# Data to process start

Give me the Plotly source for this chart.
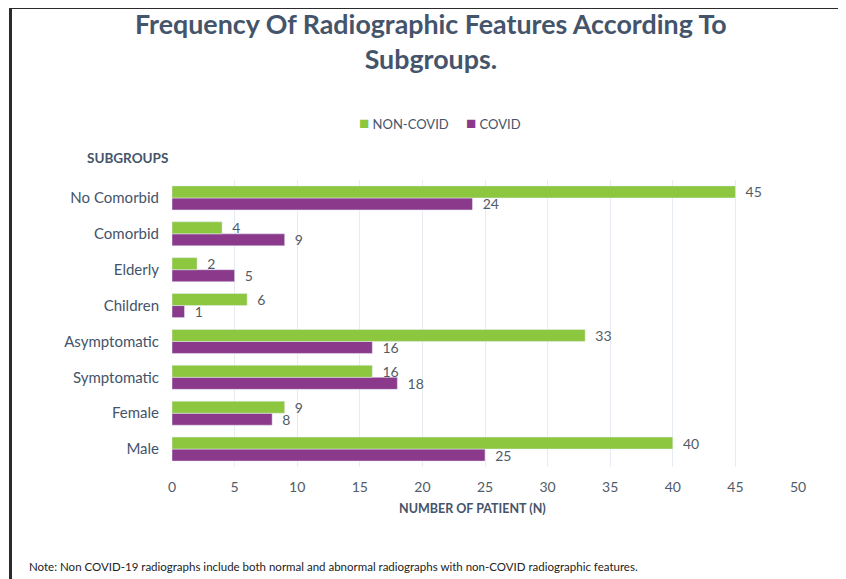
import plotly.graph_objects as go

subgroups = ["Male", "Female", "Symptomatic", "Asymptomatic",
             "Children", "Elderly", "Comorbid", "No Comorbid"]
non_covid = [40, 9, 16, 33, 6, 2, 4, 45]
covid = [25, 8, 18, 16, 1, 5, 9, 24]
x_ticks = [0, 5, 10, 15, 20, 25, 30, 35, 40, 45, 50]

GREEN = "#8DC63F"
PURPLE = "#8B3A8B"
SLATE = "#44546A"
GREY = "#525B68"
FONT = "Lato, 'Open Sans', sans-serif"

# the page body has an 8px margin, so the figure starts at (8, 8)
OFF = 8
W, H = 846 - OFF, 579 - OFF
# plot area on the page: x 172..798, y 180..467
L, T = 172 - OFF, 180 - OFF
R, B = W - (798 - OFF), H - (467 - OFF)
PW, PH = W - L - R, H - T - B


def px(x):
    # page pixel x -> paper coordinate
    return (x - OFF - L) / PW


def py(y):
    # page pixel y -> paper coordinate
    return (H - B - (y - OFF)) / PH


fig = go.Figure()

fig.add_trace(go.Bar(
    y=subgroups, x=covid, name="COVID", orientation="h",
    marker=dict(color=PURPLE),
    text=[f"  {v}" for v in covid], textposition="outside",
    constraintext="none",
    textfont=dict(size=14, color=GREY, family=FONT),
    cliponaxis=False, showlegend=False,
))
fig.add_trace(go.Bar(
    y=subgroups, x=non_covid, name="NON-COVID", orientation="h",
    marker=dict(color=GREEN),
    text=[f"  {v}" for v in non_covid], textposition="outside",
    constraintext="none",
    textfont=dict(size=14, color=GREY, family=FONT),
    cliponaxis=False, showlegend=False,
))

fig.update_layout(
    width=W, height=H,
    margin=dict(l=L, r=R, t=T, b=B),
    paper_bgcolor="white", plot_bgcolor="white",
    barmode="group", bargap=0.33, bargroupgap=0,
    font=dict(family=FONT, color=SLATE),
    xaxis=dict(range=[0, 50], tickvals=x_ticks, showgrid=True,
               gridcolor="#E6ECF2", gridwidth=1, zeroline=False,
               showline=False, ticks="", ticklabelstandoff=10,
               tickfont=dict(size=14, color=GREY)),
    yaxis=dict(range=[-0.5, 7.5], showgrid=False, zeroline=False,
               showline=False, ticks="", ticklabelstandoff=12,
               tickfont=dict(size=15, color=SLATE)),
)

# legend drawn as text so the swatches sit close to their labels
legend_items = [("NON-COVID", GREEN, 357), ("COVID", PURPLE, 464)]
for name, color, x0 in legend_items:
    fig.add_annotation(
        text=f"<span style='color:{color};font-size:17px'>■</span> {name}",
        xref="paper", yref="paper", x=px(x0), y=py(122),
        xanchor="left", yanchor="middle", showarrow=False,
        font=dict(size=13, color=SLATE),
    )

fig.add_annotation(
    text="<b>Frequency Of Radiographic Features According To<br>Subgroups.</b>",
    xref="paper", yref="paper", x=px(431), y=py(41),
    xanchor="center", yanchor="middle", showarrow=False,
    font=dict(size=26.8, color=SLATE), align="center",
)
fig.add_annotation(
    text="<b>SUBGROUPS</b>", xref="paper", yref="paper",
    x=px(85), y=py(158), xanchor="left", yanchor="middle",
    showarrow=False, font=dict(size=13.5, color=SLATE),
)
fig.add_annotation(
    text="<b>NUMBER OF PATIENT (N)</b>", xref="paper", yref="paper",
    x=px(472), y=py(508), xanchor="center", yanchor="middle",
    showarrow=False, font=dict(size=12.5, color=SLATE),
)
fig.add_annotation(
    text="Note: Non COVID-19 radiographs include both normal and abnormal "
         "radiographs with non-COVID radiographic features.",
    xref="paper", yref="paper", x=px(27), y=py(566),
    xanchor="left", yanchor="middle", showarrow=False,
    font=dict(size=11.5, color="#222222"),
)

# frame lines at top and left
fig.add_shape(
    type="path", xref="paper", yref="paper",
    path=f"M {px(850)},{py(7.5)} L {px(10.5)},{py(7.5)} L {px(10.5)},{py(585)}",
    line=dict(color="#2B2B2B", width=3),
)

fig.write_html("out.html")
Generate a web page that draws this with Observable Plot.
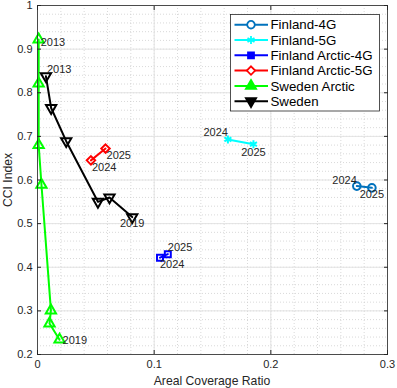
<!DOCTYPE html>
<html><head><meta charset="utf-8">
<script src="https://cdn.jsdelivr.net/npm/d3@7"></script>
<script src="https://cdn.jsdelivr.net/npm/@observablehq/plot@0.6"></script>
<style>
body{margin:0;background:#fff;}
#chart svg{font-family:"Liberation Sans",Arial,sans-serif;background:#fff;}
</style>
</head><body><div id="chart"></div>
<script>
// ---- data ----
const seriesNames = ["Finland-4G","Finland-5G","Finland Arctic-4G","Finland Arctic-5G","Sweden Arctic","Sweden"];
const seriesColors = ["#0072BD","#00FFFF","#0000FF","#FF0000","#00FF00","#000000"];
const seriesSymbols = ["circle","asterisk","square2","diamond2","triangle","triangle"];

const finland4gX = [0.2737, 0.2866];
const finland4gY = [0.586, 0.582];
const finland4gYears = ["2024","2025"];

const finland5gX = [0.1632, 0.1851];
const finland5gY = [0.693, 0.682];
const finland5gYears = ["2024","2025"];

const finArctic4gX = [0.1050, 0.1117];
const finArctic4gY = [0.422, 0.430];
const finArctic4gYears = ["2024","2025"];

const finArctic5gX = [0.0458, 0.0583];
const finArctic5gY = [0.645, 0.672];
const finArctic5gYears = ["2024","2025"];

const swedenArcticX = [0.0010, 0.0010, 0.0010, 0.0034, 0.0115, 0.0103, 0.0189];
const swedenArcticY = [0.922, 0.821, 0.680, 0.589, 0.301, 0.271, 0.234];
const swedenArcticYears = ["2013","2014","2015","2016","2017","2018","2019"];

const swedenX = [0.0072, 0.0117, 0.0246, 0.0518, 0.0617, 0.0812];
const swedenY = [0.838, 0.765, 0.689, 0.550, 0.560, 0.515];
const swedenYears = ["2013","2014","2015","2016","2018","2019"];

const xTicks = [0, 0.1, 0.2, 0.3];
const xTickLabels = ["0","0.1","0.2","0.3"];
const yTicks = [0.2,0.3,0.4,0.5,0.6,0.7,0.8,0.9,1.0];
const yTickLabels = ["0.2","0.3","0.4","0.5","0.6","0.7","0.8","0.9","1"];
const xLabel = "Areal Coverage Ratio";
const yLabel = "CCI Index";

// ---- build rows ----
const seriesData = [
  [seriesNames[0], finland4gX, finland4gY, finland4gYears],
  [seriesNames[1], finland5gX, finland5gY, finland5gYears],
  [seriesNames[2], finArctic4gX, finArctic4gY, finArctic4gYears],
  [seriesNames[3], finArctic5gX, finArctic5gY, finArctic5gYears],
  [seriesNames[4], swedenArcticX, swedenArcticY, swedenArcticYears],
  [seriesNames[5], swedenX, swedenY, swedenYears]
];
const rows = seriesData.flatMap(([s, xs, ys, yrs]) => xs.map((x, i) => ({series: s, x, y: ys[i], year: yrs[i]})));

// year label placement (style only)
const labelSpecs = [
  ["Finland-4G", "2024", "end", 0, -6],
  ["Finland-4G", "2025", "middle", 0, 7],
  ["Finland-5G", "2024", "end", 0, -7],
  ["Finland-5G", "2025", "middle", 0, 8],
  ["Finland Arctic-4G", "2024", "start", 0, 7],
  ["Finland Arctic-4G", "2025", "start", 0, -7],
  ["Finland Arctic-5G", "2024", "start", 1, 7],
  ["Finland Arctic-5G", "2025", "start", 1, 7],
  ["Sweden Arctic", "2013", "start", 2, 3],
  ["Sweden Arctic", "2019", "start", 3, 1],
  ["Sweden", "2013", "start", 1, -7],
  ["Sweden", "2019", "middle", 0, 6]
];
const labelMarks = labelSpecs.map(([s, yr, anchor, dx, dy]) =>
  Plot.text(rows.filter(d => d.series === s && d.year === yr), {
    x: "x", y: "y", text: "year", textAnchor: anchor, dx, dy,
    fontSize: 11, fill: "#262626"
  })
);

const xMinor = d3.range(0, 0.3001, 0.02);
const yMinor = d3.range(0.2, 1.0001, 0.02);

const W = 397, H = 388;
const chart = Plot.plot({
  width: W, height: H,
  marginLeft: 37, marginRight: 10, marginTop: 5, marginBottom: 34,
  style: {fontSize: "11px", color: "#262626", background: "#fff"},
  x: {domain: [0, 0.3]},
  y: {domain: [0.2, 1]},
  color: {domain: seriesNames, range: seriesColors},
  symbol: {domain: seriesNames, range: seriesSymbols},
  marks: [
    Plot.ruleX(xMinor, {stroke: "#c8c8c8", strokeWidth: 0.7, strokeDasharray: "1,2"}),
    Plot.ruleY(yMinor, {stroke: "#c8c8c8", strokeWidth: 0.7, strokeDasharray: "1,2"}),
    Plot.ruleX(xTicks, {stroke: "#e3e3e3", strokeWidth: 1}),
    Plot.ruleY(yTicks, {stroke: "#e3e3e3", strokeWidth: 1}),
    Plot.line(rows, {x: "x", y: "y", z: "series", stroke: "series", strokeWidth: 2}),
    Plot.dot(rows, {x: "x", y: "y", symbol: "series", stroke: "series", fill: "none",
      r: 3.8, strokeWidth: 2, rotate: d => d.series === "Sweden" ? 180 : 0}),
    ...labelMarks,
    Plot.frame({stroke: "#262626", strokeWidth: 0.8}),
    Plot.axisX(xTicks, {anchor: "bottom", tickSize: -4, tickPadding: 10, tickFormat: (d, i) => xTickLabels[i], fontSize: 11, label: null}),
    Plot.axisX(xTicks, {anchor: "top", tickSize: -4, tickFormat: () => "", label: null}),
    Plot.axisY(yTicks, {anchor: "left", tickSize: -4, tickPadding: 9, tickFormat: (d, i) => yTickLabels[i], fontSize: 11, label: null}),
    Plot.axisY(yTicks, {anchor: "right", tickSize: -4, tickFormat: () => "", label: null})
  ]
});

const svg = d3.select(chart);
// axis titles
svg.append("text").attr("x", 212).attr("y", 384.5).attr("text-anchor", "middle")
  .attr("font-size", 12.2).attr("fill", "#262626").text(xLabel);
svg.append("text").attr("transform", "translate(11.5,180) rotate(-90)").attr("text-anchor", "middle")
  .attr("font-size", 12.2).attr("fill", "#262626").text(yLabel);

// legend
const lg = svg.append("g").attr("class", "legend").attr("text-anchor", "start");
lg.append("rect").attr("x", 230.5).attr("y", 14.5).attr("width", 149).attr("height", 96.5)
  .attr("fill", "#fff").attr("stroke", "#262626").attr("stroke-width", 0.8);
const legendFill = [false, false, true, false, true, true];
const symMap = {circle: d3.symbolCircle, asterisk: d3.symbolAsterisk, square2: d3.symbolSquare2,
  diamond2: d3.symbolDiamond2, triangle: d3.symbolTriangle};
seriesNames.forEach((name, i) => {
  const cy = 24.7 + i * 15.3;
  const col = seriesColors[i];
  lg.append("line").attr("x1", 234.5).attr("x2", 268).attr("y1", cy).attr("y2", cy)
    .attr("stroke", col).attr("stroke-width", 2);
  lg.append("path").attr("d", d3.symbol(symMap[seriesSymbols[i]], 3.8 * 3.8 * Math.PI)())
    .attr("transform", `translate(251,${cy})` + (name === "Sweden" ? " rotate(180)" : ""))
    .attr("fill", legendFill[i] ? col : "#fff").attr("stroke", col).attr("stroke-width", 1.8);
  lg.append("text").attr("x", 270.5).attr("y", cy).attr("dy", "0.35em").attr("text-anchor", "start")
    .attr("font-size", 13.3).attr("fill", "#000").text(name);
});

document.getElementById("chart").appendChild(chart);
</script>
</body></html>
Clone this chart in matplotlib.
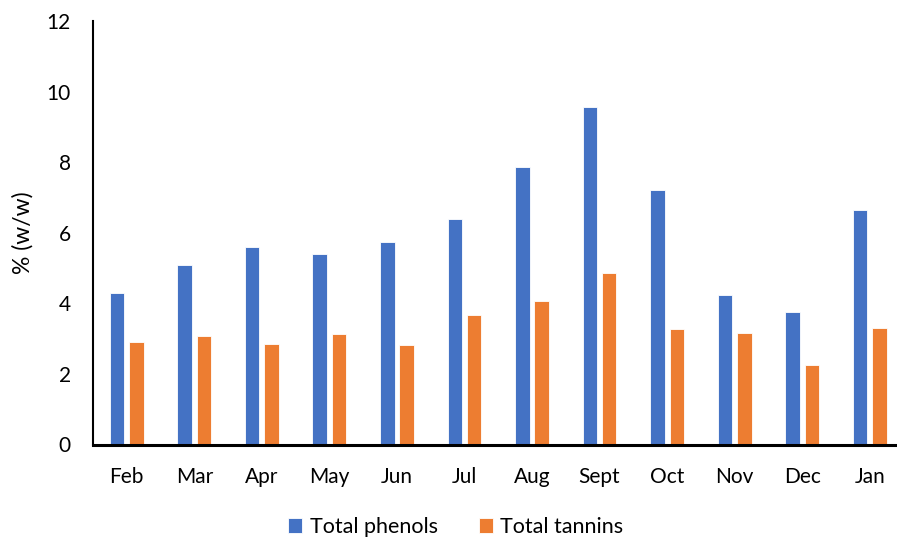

# Data to process end

Written exercise: Pick out every line holding the string "with" and return it.

Result:
         "radiographs with non-COVID radiographic features.",
Generate a web page that draws this with Observable Plot.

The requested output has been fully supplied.